Most recently this happened while I was in text-only mode and I also spied an error being thrown that said something along the lines of “invalid power transition from D3cold to D3hot”.

The final, possibly related, issue, is that I have not been able to update the drivers because I keep getting an error when I run the installer along the lines of some module being loaded in the kernel. This is the original reason I switched to text-only on my system but even there I get this issue.

I don’t exactly know what information will be useful. I am running a system two 2080 titan RTX graphics cards (one of the 2-gpu systems from lambda labs). This issue has been happening on all three of my environments: I have a windows 10 partition and two Ubuntu 18 partitions (a personal and a work one).

Edit: attached the bug report I ran this morning. Also, I misspoke before, my second linux partition is Ubuntu 20, that is the the one this bug report was created on.

nvidia-bug-report_ubuntu_20_7_18_2022.log (543.6 KB)

Please run as root and attach the resulting nvidia-bug-report.log.gz file to your post.

Ah yes. I’ve attached it to my original post. Thanks!

Jul 27 16:39:09 emano kernel: NVRM: Xid (PCI:0000:1a:00): 79, pid=1370, GPU has fallen off the bus.

One of the gpus is shutting down. Since it’s not always the same one, I guess they’re not damaged but either overheating or lack of power occurs.
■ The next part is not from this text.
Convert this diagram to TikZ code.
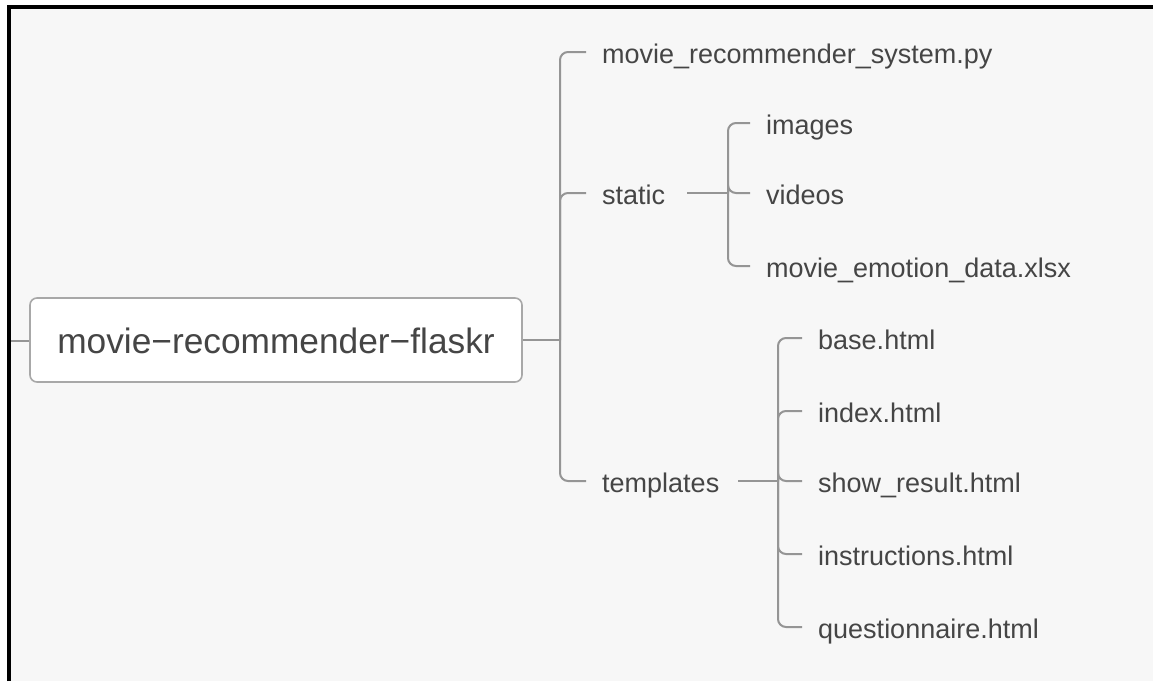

Please monitor temperatures, check PSU, try limiting clocks using nvidia-smi -lgc.

Hmmmm. Ok. This issue just started occurring maybe four months ago. Is there a standard way to check the PSU?

Use nvidia-smi -lgc to limit/prevent boost. If it then runs stable, it’s most likely the psu.

Ah ok, do you have recommendations for what clock speeds I should try? And what the default is so I can reset it?

Try 300,1500. Remeber to set it on both gpus. The setting is not persistent, so a reboot will reset it to default.

Hey wanted to follow up on this because I think I have finally figured this one out - you’ll never guess what it is.

This problem occurs whenever I accidentally bump the computer with my foot LOL. Uhhh, any suggestions for how to secure the components to make them more shock-resistant? Perhaps I just need to go in there and re-seat things.